Over the past five years, the number of women in technical jobs like software engineers, AI researchers or physicists has grown by only two per cent.
The report indicates there are three key drop off points for women and girls, including early high school when girls make subject choices, late high school when girls decide what degree to enrol in, and mid-career, when women typically take on additional unpaid caring responsibilities and may encounter systemic issues like a hostile workplace culture.
Targeted action at the three drop-out points could double the amount of women in highly technical roles, the report says.
“The number of women working in roles requiring specialist technical knowledge and skills, like software engineers, AI researchers, physicists, chemists and mathematicians, has grown only 2 percent over the past five years – that’s despite the top three fastest growing global skills and 8 of the top 10 fastest growing global jobs being highly technical,” Head of Research at the Tech Council of Australia, Dr Ilana Feain, said.
“This analysis makes clear that women are at most risk of dropping out of these much-needed professions, or in many cases diverting from these career paths completely, in early high school, late high school, and then again mid-career.”
“Australia’s ability to realise the full potential of innovative technology, including AI, depends on having a highly skilled workforce. Targeted interventions at these three drop-out points could triple the number of women coming through the pipeline of highly technical occupations in Australia,” Dr Feain said.

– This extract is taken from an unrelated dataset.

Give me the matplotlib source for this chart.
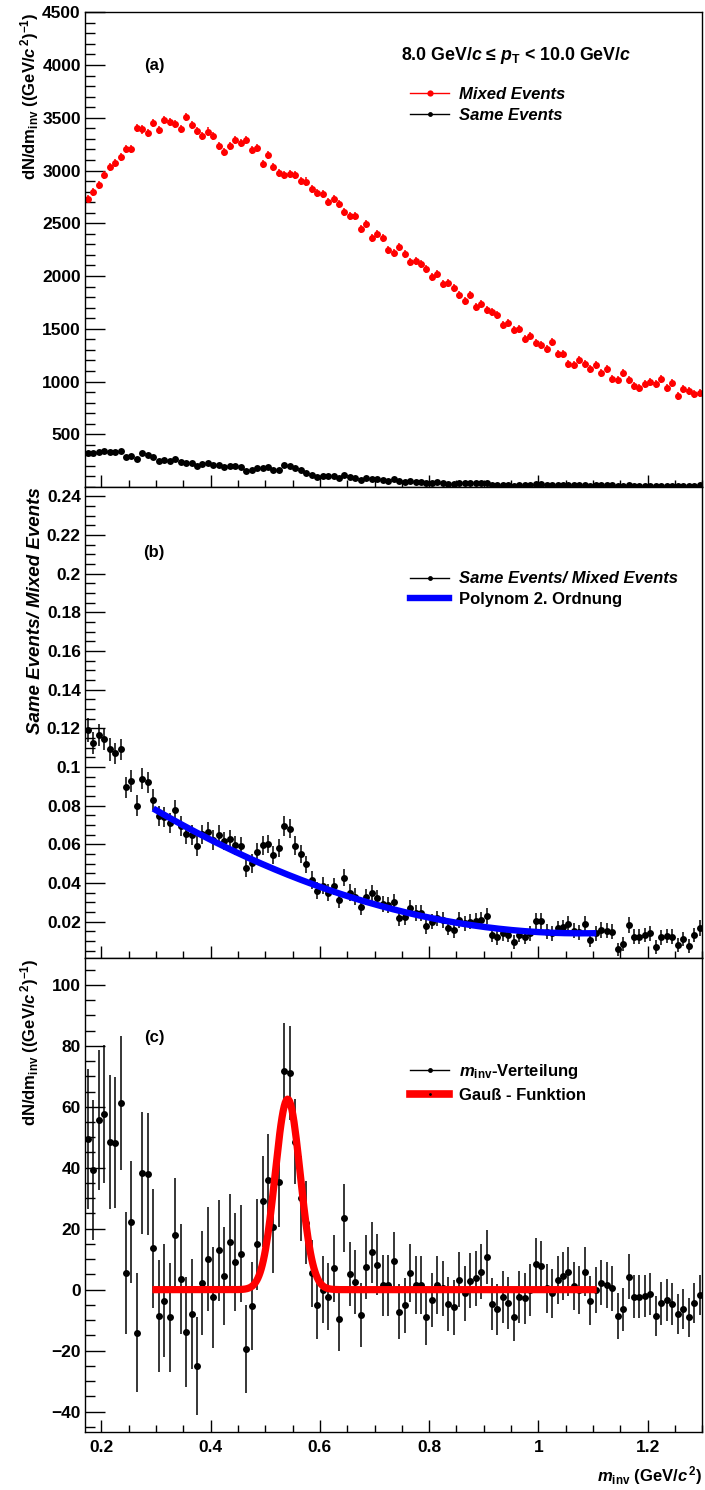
import numpy as np
import matplotlib
matplotlib.use('Agg')
import matplotlib.pyplot as plt
from matplotlib.lines import Line2D
from matplotlib.ticker import MultipleLocator, FixedLocator, FuncFormatter

plt.rcParams['font.family'] = ['Liberation Sans', 'DejaVu Sans']
plt.rcParams['font.weight'] = 'bold'
plt.rcParams['mathtext.fontset'] = 'custom'
plt.rcParams['mathtext.rm'] = 'Liberation Sans:bold'
plt.rcParams['mathtext.it'] = 'Liberation Sans:bold:italic'
plt.rcParams['mathtext.bf'] = 'Liberation Sans:bold'

# binning: 0.01 GeV/c^2 bins from 0.17 to 1.30
x_lo, bin_w, n_bins = 0.17, 0.01, 113
m_inv = x_lo + bin_w * (np.arange(n_bins) + 0.5)

# (a) mixed and same event distributions
mixed = [2728, 2801, 2867, 2962, 3035, 3070, 3130, 3200, 3200, 3399,
         3389, 3358, 3446, 3383, 3478, 3456, 3443, 3392, 3503, 3430,
         3377, 3332, 3370, 3332, 3228, 3180, 3237, 3288, 3260, 3288,
         3190, 3212, 3066, 3146, 3038, 2978, 2959, 2965, 2959, 2902,
         2896, 2823, 2785, 2782, 2699, 2734, 2687, 2608, 2570, 2570,
         2443, 2491, 2361, 2399, 2357, 2246, 2221, 2278, 2208, 2132,
         2145, 2110, 2062, 1993, 2018, 1929, 1936, 1888, 1818, 1765,
         1818, 1707, 1732, 1682, 1660, 1631, 1533, 1558, 1485, 1498,
         1406, 1428, 1365, 1343, 1311, 1374, 1257, 1257, 1168, 1159,
         1200, 1168, 1121, 1156, 1083, 1121, 1020, 1016, 1080, 1016,
         959, 940, 972, 991, 979, 1020, 940, 988, 861, 931,
         909, 883, 893]
same = [320, 320, 335, 345, 329, 329, 345, 288, 297, 269,
        323, 307, 288, 250, 256, 250, 269, 240, 228, 228,
        196, 221, 228, 206, 209, 187, 196, 196, 187, 155,
        161, 180, 177, 187, 161, 164, 209, 202, 177, 164,
        136, 114, 98, 104, 101, 101, 85, 117, 92, 85,
        69, 85, 79, 76, 66, 60, 73, 54, 49, 57,
        52, 51, 37, 40, 44, 40, 33, 30, 38, 34,
        36, 35, 36, 39, 22, 19, 21, 20, 14, 20,
        17, 20, 28, 27, 19, 19, 21, 21, 22, 18,
        17, 22, 12, 16, 17, 17, 15, 6, 9, 19,
        12, 12, 13, 14, 7, 12, 12, 12, 7, 10,
        7, 12, 15]
mixed_err = 38
same_err = 12

# (b) ratio same/mixed
ratio = [0.1191, 0.1125, 0.1165, 0.1144, 0.1091, 0.1070, 0.1091, 0.0894, 0.0927, 0.0800,
         0.0939, 0.0920, 0.0831, 0.0748, 0.0739, 0.0712, 0.0779, 0.0694, 0.0652, 0.0648,
         0.0591, 0.0652, 0.0665, 0.0622, 0.0648, 0.0617, 0.0626, 0.0594, 0.0591, 0.0479,
         0.0501, 0.0558, 0.0594, 0.0601, 0.0545, 0.0582, 0.0694, 0.0681, 0.0593, 0.0548,
         0.0496, 0.0415, 0.0360, 0.0386, 0.0350, 0.0384, 0.0312, 0.0427, 0.0350, 0.0329,
         0.0278, 0.0329, 0.0350, 0.0320, 0.0290, 0.0285, 0.0302, 0.0217, 0.0222, 0.0269,
         0.0243, 0.0243, 0.0178, 0.0200, 0.0217, 0.0208, 0.0169, 0.0157, 0.0208, 0.0191,
         0.0200, 0.0205, 0.0208, 0.0231, 0.0131, 0.0119, 0.0140, 0.0131, 0.0094, 0.0131,
         0.0123, 0.0140, 0.0203, 0.0203, 0.0148, 0.0140, 0.0166, 0.0171, 0.0188, 0.0153,
         0.0145, 0.0188, 0.0105, 0.0140, 0.0157, 0.0153, 0.0148, 0.0057, 0.0083, 0.0183,
         0.0123, 0.0123, 0.0131, 0.0140, 0.0071, 0.0119, 0.0126, 0.0123, 0.0080, 0.0109,
         0.0074, 0.0131, 0.0166]
ratio_err = [0.0062, 0.0058, 0.0058, 0.0058, 0.0058, 0.0056, 0.0056, 0.0055, 0.0055, 0.0054,
             0.0054, 0.0053, 0.0053, 0.0052, 0.0052, 0.0051, 0.0051, 0.0050, 0.0050, 0.0050,
             0.0050, 0.0050, 0.0050, 0.0050, 0.0050, 0.0049, 0.0049, 0.0049, 0.0049, 0.0048,
             0.0048, 0.0048, 0.0048, 0.0048, 0.0048, 0.0048, 0.0050, 0.0050, 0.0048, 0.0047,
             0.0046, 0.0045, 0.0044, 0.0044, 0.0044, 0.0044, 0.0043, 0.0045, 0.0043, 0.0043,
             0.0042, 0.0042, 0.0042, 0.0042, 0.0042, 0.0042, 0.0042, 0.0040, 0.0040, 0.0041,
             0.0041, 0.0041, 0.0040, 0.0040, 0.0040, 0.0040, 0.0040, 0.0040, 0.0040, 0.0040,
             0.0040, 0.0040, 0.0040, 0.0041, 0.0038, 0.0038, 0.0038, 0.0038, 0.0037, 0.0038,
             0.0038, 0.0038, 0.0040, 0.0040, 0.0038, 0.0038, 0.0039, 0.0039, 0.0040, 0.0039,
             0.0039, 0.0040, 0.0037, 0.0038, 0.0039, 0.0039, 0.0039, 0.0035, 0.0036, 0.0040,
             0.0038, 0.0038, 0.0038, 0.0038, 0.0036, 0.0038, 0.0038, 0.0038, 0.0036, 0.0037,
             0.0036, 0.0038, 0.0040]
# 2nd order polynomial fit, 0.3 - 1.1
pol_par = [0.1363, -0.2270, 0.1053]
pol_range = [0.3, 1.1]

# (c) background subtracted distribution
signal = [49.5, 39.2, 55.6, 57.6, 48.4, 48.2, 61.3, 5.4, 22.1, -14.1,
          38.3, 37.8, 13.6, -8.6, -3.6, -9.1, 18.0, 3.4, -13.8, -8.0,
          -25.0, 2.1, 10.1, -2.5, 12.9, 4.5, 15.5, 9.0, 11.8, -19.5,
          -5.3, 14.9, 29.0, 36.1, 20.6, 35.4, 71.8, 71.1, 48.5, 30.0,
          22.0, 5.4, -5.1, 0.0, -2.3, 7.0, -9.7, 23.5, 5.2, 2.6,
          -8.3, 7.4, 12.3, 8.1, 1.5, 1.5, 9.4, -7.2, -5.1, 5.4,
          1.5, 1.5, -9.1, -3.4, 1.5, 0.4, -4.7, -5.8, 3.2, -1.2,
          2.9, 3.7, 5.9, 10.7, -4.7, -6.5, -2.5, -4.5, -8.9, -2.5,
          -2.9, 0.0, 8.3, 7.6, 0.4, -1.2, 3.2, 4.5, 5.9, 1.2,
          -0.1, 5.9, -3.6, -0.1, 2.3, 1.5, 0.4, -8.6, -6.5, 4.3,
          -2.3, -2.3, -2.1, -1.4, -8.6, -4.5, -3.4, -4.7, -8.0, -6.3,
          -9.1, -4.3, -1.8]
signal_err = [23, 23, 23, 22.5, 22, 21.5, 22, 20, 20, 19.5,
              20, 20, 19.5, 18.4, 18.5, 18, 18.7, 18, 18, 18,
              16, 17, 17, 16.5, 16.5, 16, 16, 16, 16, 14.5,
              14.5, 15, 15, 15, 15, 15, 15.7, 15.5, 14, 14,
              13.5, 11, 11, 11, 11, 11, 10.5, 11, 10.5, 10.5,
              10.5, 10.5, 10, 10, 10, 10, 9.5, 9, 9, 9.5,
              9.5, 9.5, 9, 9, 9.5, 9, 9, 9, 9, 9,
              9, 9, 9, 8.8, 8.5, 8.5, 8.5, 8.5, 8, 8.5,
              8.5, 8.5, 8.5, 8.5, 8, 8, 8, 8, 8, 8,
              8, 8, 8, 7.5, 7.5, 7.5, 7.5, 7.5, 7, 7.5,
              7, 7, 7, 7, 6.5, 7, 7, 7, 6.5, 6.5,
              6.5, 6.5, 6.5]
# gauss fit: amplitude, mean, sigma
gaus_par = [62.5, 0.541, 0.023]
gaus_range = [0.3, 1.1]

W, H = 705, 1490
fig = plt.figure(figsize=(W / 100, H / 100), dpi=100)

def add_panel(top, bottom):
    return fig.add_axes([85 / W, 1 - bottom / H, (702.3 - 85) / W, (bottom - top) / H])

def gfmt(v, pos):
    return ('%g' % v).replace('-', '\u2212')

def style(ax, yticks, yminor, ylim, xlabels=False):
    ax.set_xlim(0.17, 1.3)
    ax.set_ylim(*ylim)
    ax.xaxis.set_major_locator(MultipleLocator(0.2))
    ax.xaxis.set_minor_locator(MultipleLocator(0.05))
    ax.xaxis.set_major_formatter(FuncFormatter(gfmt))
    ax.yaxis.set_major_locator(FixedLocator(yticks))
    ax.yaxis.set_minor_locator(MultipleLocator(yminor))
    ax.yaxis.set_major_formatter(FuncFormatter(gfmt))
    ax.tick_params(which='both', direction='in', top=False, right=False, width=1.0)
    ax.tick_params(axis='y', which='major', length=14.5, pad=3, labelsize=12.5)
    ax.tick_params(axis='y', which='minor', length=7.5)
    ax.tick_params(axis='x', which='major', length=9, pad=6, labelsize=12.5,
                   labelbottom=xlabels)
    ax.tick_params(axis='x', which='minor', length=5)
    for s in ax.spines.values():
        s.set_linewidth(1.0)

# ---------- panel (a)
ax1 = add_panel(12.3, 487)
ax1.errorbar(m_inv, mixed, yerr=mixed_err, fmt='o', color='red', ms=5, mew=0,
             elinewidth=1.1, capsize=0)
ax1.errorbar(m_inv, same, yerr=same_err, fmt='o', color='black', ms=5, mew=0,
             elinewidth=1.1, capsize=0)
style(ax1, np.arange(500, 4501, 500), 100, (0, 4500))
ax1.text(0.5114, 0.908, '8.0 GeV/$c$ \u2264 $p_{\\rm T}$ < 10.0 GeV/$c$',
         transform=ax1.transAxes, fontsize=12.8, va='center', ha='left')
ax1.text(0.1118, 0.8875, '(a)', transform=ax1.transAxes, fontsize=12,
         ha='center', va='center')
h_mix = Line2D([], [], color='red', marker='o', ms=4.5, mew=0, lw=1.0)
h_same = Line2D([], [], color='black', marker='o', ms=3.5, mew=0, lw=1.0)
ax1.legend([h_mix, h_same], ['Mixed Events', 'Same Events'], loc='upper left',
           bbox_to_anchor=(0.5265, 0.842), frameon=False, borderpad=0,
           borderaxespad=0, handlelength=2.35, handletextpad=0.6,
           labelspacing=0.35, prop={'style': 'italic', 'size': 12, 'weight': 'bold'})

# ---------- panel (b)
ax2 = add_panel(487, 958)
ax2.errorbar(m_inv, ratio, yerr=ratio_err, fmt='o', color='black', ms=5, mew=0,
             elinewidth=1.1, capsize=0)
xp = np.linspace(pol_range[0], pol_range[1], 200)
ax2.plot(xp, pol_par[0] + pol_par[1] * xp + pol_par[2] * xp ** 2, color='blue',
         lw=4.6, zorder=4)
style(ax2, np.arange(0.02, 0.2401, 0.02), 0.005, (0.0012, 0.2448))
ax2.text(0.1118, 0.8605, '(b)', transform=ax2.transAxes, fontsize=12,
         ha='center', va='center')
h_rat = Line2D([], [], color='black', marker='o', ms=3.5, mew=0, lw=1.0)
h_pol = Line2D([], [], color='blue', lw=4.6)
leg2 = ax2.legend([h_rat, h_pol], ['Same Events/ Mixed Events', 'Polynom 2. Ordnung'],
                  loc='upper left', bbox_to_anchor=(0.5265, 0.8206), frameon=False,
                  borderpad=0, borderaxespad=0, handlelength=2.35, handletextpad=0.6,
                  labelspacing=0.35, prop={'size': 12, 'weight': 'bold'})
leg2.get_texts()[0].set_style('italic')

# ---------- panel (c)
ax3 = add_panel(958, 1432)
ax3.errorbar(m_inv, signal, yerr=signal_err, fmt='o', color='black', ms=5, mew=0,
             elinewidth=1.1, capsize=0)
xg = np.linspace(gaus_range[0], gaus_range[1], 400)
ax3.plot(xg, gaus_par[0] * np.exp(-0.5 * ((xg - gaus_par[1]) / gaus_par[2]) ** 2),
         color='red', lw=5.2, zorder=4)
style(ax3, np.arange(-40, 101, 20), 5, (-46.7, 108.8), xlabels=True)
ax3.text(0.1118, 0.8333, '(c)', transform=ax3.transAxes, fontsize=12,
         ha='center', va='center')
h_sig = Line2D([], [], color='black', marker='o', ms=3.5, mew=0, lw=1.0)
h_gau = Line2D([], [], color='red', lw=5.5, marker='.', mfc='black', mec='black', ms=2)
ax3.legend([h_sig, h_gau], [r'$m_{\rm inv}$-Verteilung', 'Gau\u00df - Funktion'],
           loc='upper left', bbox_to_anchor=(0.5265, 0.781), frameon=False,
           borderpad=0, borderaxespad=0, handlelength=2.35, handletextpad=0.6,
           labelspacing=0.45, prop={'size': 12, 'weight': 'bold'})

# axis titles
ytitle = r'dN/dm$_{\rm inv}$ ((GeV/$c^{\,2}$)$^{-1}$)'
fig.text(30 / W, 1 - 12 / H, ytitle, rotation=90, ha='center', va='top', fontsize=12)
fig.text(36 / W, 1 - 487 / H, 'Same Events/ Mixed Events', rotation=90, ha='center',
         va='top', fontsize=13.5, style='italic')
fig.text(30 / W, 1 - 958 / H, ytitle, rotation=90, ha='center', va='top', fontsize=12)
fig.text(702 / W, 1 - 1476 / H, r'$m_{\rm inv}$ (GeV/$c^{\,2}$)', ha='right',
         va='center', fontsize=12)

fig.savefig('out.png', dpi=100)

The report analysed publicly available government data to map women’s participation in highly technical fields.
Tech Lead at TCA Diversity, Adair Robins, said boys are two times more likely to select technical subjects at high school and three times more likely to enrol in technical studies at university. This is despite girls and boys starting with similar interest and performance levels in early childhood.
In the workforce, women encounter systemic barriers that men do not, she says.
“Counter to the lower rates of uni enrolments – only 20 percent of engineering and technology students are women, those who do push ahead actually graduate from technical degrees at a higher rate than men and have similar conversion rates as men to highly technical roles,” Robins said.
“For those women who do enter the tech workforce, systemic barriers remain. Workplace harassment, the scarcity of senior female role models, the low number of women CEOs in technical industries, and the challenges of returning to full-time work after having children all contribute to women leaving mid-career at almost twice the rate of men.”
According to the report, skilled migrants make up over 55 percent of Australia’s highly technical workforce, with women accounting for 24 percent of that cohort of workers. Participation by domestic Australian women is lower again, at just 14 percent.
Brendan Hopper, CommBank’s GM Engineering and CIO for Technology, said the under-representation of women in tech is an issue that must be addressed.
“If we’re serious about building a truly inclusive tech ecosystem, we must confront these realities head-on by addressing the underlying reasons why women, and young girls, are opting out of tech at different stages of their life and careers,” Hopper said.
The report, developed with Commonwealth Bank, will be launched today at the National Tech Summit in Sydney.